(Entries with chart source code)
_ _ _

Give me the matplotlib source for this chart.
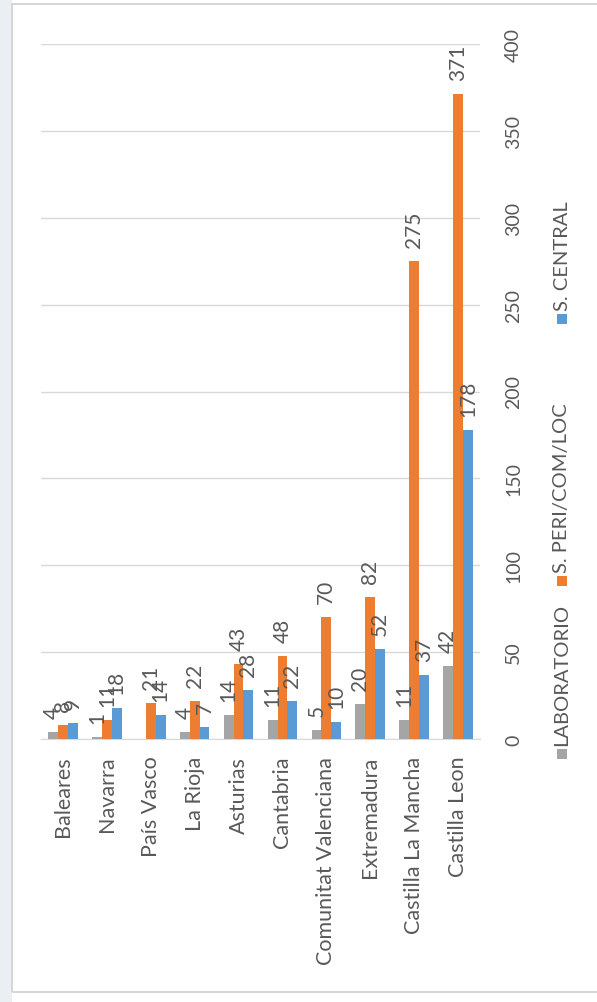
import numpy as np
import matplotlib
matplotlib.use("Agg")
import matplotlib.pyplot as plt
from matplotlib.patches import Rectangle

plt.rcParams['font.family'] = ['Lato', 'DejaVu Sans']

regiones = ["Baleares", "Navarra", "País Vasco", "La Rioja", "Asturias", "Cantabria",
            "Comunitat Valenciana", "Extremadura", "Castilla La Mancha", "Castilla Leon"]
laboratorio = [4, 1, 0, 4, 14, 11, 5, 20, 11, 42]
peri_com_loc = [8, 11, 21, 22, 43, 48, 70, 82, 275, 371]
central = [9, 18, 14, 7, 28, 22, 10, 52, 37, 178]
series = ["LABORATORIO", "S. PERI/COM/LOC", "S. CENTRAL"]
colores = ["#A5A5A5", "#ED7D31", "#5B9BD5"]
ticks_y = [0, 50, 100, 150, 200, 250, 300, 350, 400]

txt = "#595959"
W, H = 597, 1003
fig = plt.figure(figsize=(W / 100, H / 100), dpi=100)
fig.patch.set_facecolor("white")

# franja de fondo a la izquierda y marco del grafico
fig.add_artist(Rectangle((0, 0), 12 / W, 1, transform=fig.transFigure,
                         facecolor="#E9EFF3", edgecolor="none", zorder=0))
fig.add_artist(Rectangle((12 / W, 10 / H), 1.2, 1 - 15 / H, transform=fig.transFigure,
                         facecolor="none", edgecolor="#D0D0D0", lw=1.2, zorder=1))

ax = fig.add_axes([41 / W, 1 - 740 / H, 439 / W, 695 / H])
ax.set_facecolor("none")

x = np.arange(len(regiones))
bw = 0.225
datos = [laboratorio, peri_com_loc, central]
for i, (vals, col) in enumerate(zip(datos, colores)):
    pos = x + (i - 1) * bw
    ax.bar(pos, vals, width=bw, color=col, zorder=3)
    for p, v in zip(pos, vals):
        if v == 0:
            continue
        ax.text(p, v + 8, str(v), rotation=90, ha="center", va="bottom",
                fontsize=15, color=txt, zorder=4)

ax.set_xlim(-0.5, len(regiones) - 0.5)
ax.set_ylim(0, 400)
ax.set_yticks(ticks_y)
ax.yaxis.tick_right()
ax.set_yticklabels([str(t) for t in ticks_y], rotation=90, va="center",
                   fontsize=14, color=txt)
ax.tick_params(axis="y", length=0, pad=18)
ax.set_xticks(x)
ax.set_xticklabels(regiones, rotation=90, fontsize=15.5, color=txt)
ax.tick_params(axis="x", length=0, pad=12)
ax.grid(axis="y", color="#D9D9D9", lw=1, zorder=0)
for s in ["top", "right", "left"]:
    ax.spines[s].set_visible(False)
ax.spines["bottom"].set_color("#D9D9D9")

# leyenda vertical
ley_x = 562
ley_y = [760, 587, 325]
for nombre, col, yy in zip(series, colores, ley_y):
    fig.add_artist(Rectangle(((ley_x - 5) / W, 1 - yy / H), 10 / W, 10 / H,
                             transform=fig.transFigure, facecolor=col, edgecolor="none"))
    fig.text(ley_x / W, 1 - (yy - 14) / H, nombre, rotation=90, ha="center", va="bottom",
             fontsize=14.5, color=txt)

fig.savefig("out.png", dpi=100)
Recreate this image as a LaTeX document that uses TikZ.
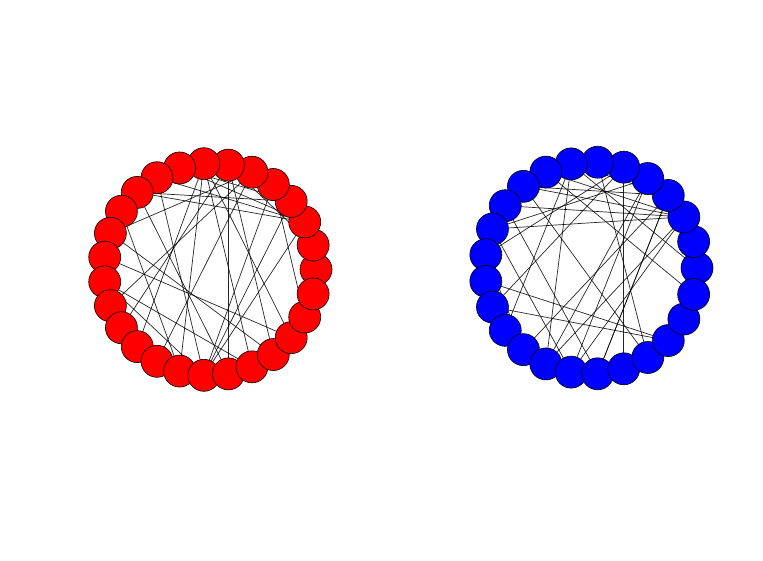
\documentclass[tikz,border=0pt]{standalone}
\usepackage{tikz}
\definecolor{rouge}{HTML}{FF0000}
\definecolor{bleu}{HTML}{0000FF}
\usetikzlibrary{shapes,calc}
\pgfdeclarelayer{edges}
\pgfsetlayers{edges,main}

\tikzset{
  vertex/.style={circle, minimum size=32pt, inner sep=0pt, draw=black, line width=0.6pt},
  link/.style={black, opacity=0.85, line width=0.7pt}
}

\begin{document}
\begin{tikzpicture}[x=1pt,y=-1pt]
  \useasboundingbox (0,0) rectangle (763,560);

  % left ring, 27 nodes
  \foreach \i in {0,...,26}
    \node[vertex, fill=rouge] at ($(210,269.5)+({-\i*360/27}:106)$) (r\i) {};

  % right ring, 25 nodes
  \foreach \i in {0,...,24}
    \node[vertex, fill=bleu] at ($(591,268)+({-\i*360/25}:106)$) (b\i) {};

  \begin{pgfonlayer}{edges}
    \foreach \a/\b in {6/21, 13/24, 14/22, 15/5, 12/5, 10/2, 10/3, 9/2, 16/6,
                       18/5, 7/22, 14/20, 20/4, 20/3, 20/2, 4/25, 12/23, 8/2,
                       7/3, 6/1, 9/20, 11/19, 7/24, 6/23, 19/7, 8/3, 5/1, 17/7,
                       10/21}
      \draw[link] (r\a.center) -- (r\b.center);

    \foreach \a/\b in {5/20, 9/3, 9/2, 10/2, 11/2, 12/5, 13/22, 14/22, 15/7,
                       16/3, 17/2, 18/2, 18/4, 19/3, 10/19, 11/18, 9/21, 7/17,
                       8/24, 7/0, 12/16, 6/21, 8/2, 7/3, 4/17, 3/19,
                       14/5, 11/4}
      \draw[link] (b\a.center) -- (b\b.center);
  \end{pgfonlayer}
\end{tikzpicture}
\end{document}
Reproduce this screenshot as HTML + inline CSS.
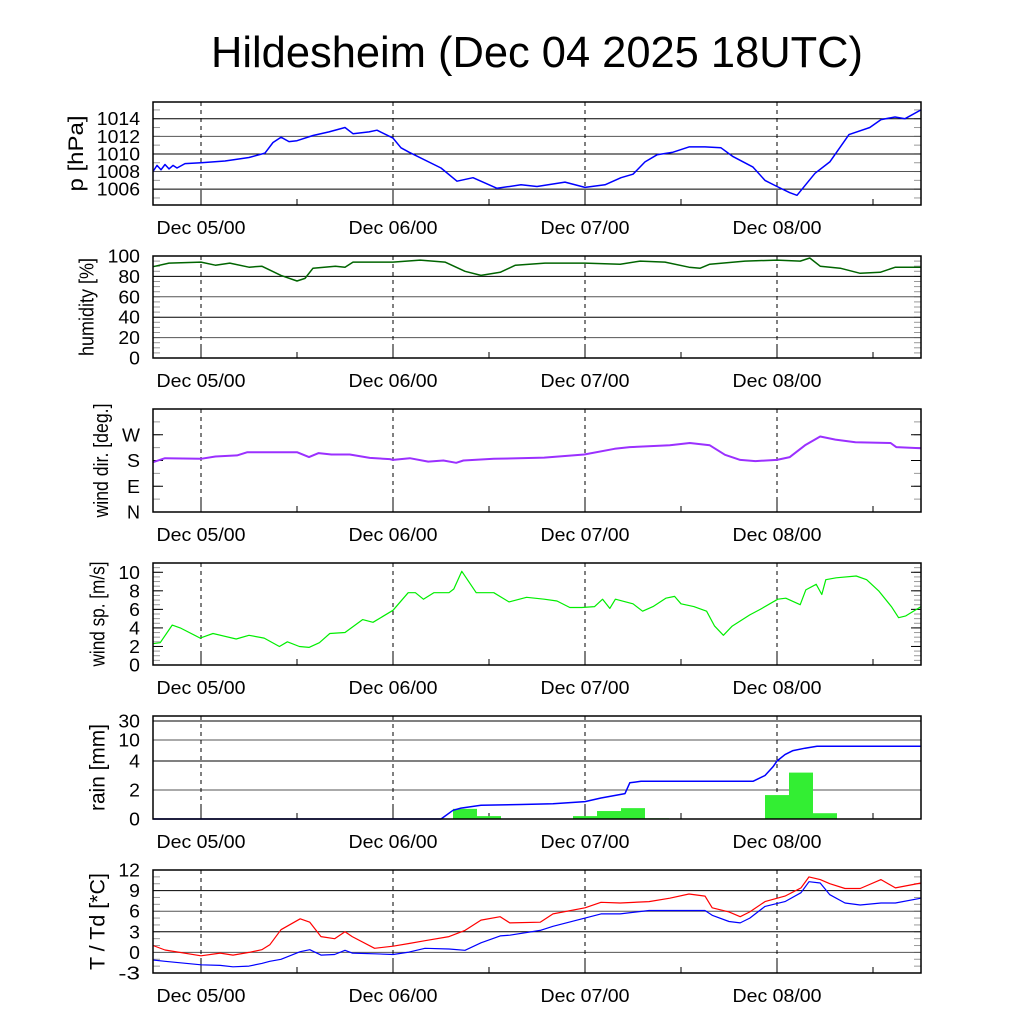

_ _ _

Repeat the material exactly as it reads, without any of its pictures.

■ Response for this exercise ■
Give me the matplotlib source for this chart.
import numpy as np
import matplotlib
matplotlib.use("Agg")
import matplotlib.pyplot as plt
from matplotlib.patches import Rectangle

plt.rcParams['font.family'] = ['Lato', 'DejaVu Sans']

regiones = ["Baleares", "Navarra", "País Vasco", "La Rioja", "Asturias", "Cantabria",
            "Comunitat Valenciana", "Extremadura", "Castilla La Mancha", "Castilla Leon"]
laboratorio = [4, 1, 0, 4, 14, 11, 5, 20, 11, 42]
peri_com_loc = [8, 11, 21, 22, 43, 48, 70, 82, 275, 371]
central = [9, 18, 14, 7, 28, 22, 10, 52, 37, 178]
series = ["LABORATORIO", "S. PERI/COM/LOC", "S. CENTRAL"]
colores = ["#A5A5A5", "#ED7D31", "#5B9BD5"]
ticks_y = [0, 50, 100, 150, 200, 250, 300, 350, 400]

txt = "#595959"
W, H = 597, 1003
fig = plt.figure(figsize=(W / 100, H / 100), dpi=100)
fig.patch.set_facecolor("white")

# franja de fondo a la izquierda y marco del grafico
fig.add_artist(Rectangle((0, 0), 12 / W, 1, transform=fig.transFigure,
                         facecolor="#E9EFF3", edgecolor="none", zorder=0))
fig.add_artist(Rectangle((12 / W, 10 / H), 1.2, 1 - 15 / H, transform=fig.transFigure,
                         facecolor="none", edgecolor="#D0D0D0", lw=1.2, zorder=1))

ax = fig.add_axes([41 / W, 1 - 740 / H, 439 / W, 695 / H])
ax.set_facecolor("none")

x = np.arange(len(regiones))
bw = 0.225
datos = [laboratorio, peri_com_loc, central]
for i, (vals, col) in enumerate(zip(datos, colores)):
    pos = x + (i - 1) * bw
    ax.bar(pos, vals, width=bw, color=col, zorder=3)
    for p, v in zip(pos, vals):
        if v == 0:
            continue
        ax.text(p, v + 8, str(v), rotation=90, ha="center", va="bottom",
                fontsize=15, color=txt, zorder=4)

ax.set_xlim(-0.5, len(regiones) - 0.5)
ax.set_ylim(0, 400)
ax.set_yticks(ticks_y)
ax.yaxis.tick_right()
ax.set_yticklabels([str(t) for t in ticks_y], rotation=90, va="center",
                   fontsize=14, color=txt)
ax.tick_params(axis="y", length=0, pad=18)
ax.set_xticks(x)
ax.set_xticklabels(regiones, rotation=90, fontsize=15.5, color=txt)
ax.tick_params(axis="x", length=0, pad=12)
ax.grid(axis="y", color="#D9D9D9", lw=1, zorder=0)
for s in ["top", "right", "left"]:
    ax.spines[s].set_visible(False)
ax.spines["bottom"].set_color("#D9D9D9")

# leyenda vertical
ley_x = 562
ley_y = [760, 587, 325]
for nombre, col, yy in zip(series, colores, ley_y):
    fig.add_artist(Rectangle(((ley_x - 5) / W, 1 - yy / H), 10 / W, 10 / H,
                             transform=fig.transFigure, facecolor=col, edgecolor="none"))
    fig.text(ley_x / W, 1 - (yy - 14) / H, nombre, rotation=90, ha="center", va="bottom",
             fontsize=14.5, color=txt)

fig.savefig("out.png", dpi=100)
Recreate this image as a LaTeX document that uses TikZ.
\documentclass[tikz,border=0pt]{standalone}
\usepackage{tikz}
\definecolor{rouge}{HTML}{FF0000}
\definecolor{bleu}{HTML}{0000FF}
\usetikzlibrary{shapes,calc}
\pgfdeclarelayer{edges}
\pgfsetlayers{edges,main}

\tikzset{
  vertex/.style={circle, minimum size=32pt, inner sep=0pt, draw=black, line width=0.6pt},
  link/.style={black, opacity=0.85, line width=0.7pt}
}

\begin{document}
\begin{tikzpicture}[x=1pt,y=-1pt]
  \useasboundingbox (0,0) rectangle (763,560);

  % left ring, 27 nodes
  \foreach \i in {0,...,26}
    \node[vertex, fill=rouge] at ($(210,269.5)+({-\i*360/27}:106)$) (r\i) {};

  % right ring, 25 nodes
  \foreach \i in {0,...,24}
    \node[vertex, fill=bleu] at ($(591,268)+({-\i*360/25}:106)$) (b\i) {};

  \begin{pgfonlayer}{edges}
    \foreach \a/\b in {6/21, 13/24, 14/22, 15/5, 12/5, 10/2, 10/3, 9/2, 16/6,
                       18/5, 7/22, 14/20, 20/4, 20/3, 20/2, 4/25, 12/23, 8/2,
                       7/3, 6/1, 9/20, 11/19, 7/24, 6/23, 19/7, 8/3, 5/1, 17/7,
                       10/21}
      \draw[link] (r\a.center) -- (r\b.center);

    \foreach \a/\b in {5/20, 9/3, 9/2, 10/2, 11/2, 12/5, 13/22, 14/22, 15/7,
                       16/3, 17/2, 18/2, 18/4, 19/3, 10/19, 11/18, 9/21, 7/17,
                       8/24, 7/0, 12/16, 6/21, 8/2, 7/3, 4/17, 3/19,
                       14/5, 11/4}
      \draw[link] (b\a.center) -- (b\b.center);
  \end{pgfonlayer}
\end{tikzpicture}
\end{document}
Reproduce this screenshot as HTML + inline CSS.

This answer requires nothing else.